No encontro em Assunção, a representação argentina ainda bloqueou o consenso para a redação da declaração final da cúpula, com embargo a temas como gênero e metas climáticas. “Apagar a palavra gênero de documentos só aumenta a violência que vivem mulheres e meninas todos os dias”, cutucou Lula em seu discurso no encontro, em que também destilou críticas à “experiência ultraliberal”. “Um dos dois pilares do Mercosul está balançando, o que põe em risco negócios com outros países e blocos, bem como o projeto de política externa lulista focado no Sul Global”, analisa Paulo Velasco, professor de relações internacionais da Uerj.
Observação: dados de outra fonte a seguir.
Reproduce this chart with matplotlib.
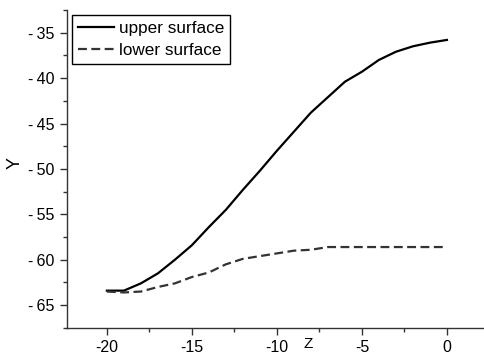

Fontes dos dois lados insistem que a indisposição diplomática ainda não contaminou a economia, campo em que o Brasil é o principal cliente dos argentinos, e eles, terceiros maiores compradores de produtos brasileiros. As relações nesse campo também esfriaram neste ano, devido sobretudo ao arrocho brutal nos seis meses de governo Milei, incluindo aí cortes drásticos de subsídios e benefícios. Isso vem contribuindo para elevar o nível da pobreza, que passou de 44% para 60% da população desde dezembro, e desacelerar a economia. O cenário resultou em queda de 37% nas exportações para a Argentina no primeiro semestre deste ano, em comparação com o mesmo período em 2023 (veja o quadro), com destaque para as vendas de soja. “Um canal aberto entre chefes de Estado pode facilitar o comércio bilateral. Uma briga, ao contrário, só traria prejuízos econômicos, caso fossem impostas medidas protecionistas como retaliação”, alerta Ignacio Labaqui, cientista político da Universidade Católica Argentina. Resumindo: ter os dois principais países da América do Sul batendo cabeça não é bom para ninguém.